To: KM who wrote (30682)10/20/1999 8:18:00 AM
From: KM  Read Replies (1) | Respond to of 99985
 
Time for the Bears to Hibernate
By James J. Cramer

10/20/99 7:13 AM ET


Wait a minute! It is the 20th of October. We got through it again.

Last week at this time, we were already panicking about what would happen yesterday. The 12th anniversary of the crash.

And what happened? We had a fine day until the rumormongers in the bond market started spreading nasty rumors about an instant tightening.

Still, it was an up day, and it was capped by a beautiful quarter by Mister Softee (MSFT:Nasdaq).

The market's memory for fear is extremely limited. We were supposed to crash this week, weren't we? Things were supposed to be terrible. But so far, once again, we -- and I mean the collective we -- have bought the dip; we have taken advantage of the decline and put money to work.

We did what we always did, and the big bad ursines got it wrong again.

Oh, they never admit it. They never come out and email you and say, "You know what? You were right, and I was wrong. The market didn't crack."

Instead what they do is hibernate. After a nice run, one they won't catch, they come back after a bad day and predict horrors again. They make you no money.

Their routine revolts me. Their total lack of accountability is intolerable.

What's really amazing about this rally -- and it is a rally, bears, whether you like it or not -- is that the breadth of it is getting better and better.
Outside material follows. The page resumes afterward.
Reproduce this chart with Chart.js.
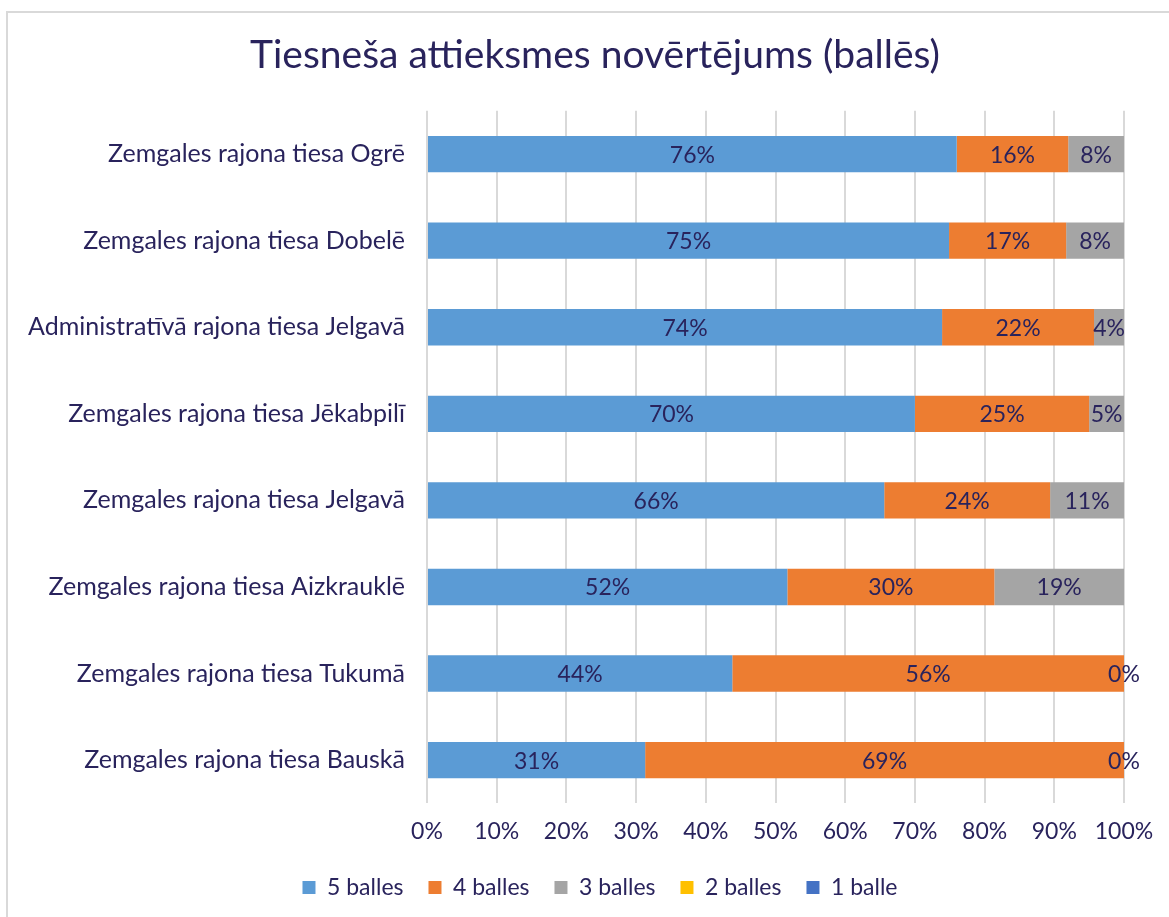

The financials, drugs, foods, oils and Nets all went up. Now with Mister Softee reporting a great number, tech will join the upswing. That's what you want to see at the bottom.

Right now it looks like -- and remember this, too -- you had to buy last Friday.

Typical. Remember, what has to go right usually does. Remember, if we can help each other eliminate the mindless emotion of fear, we can make money together.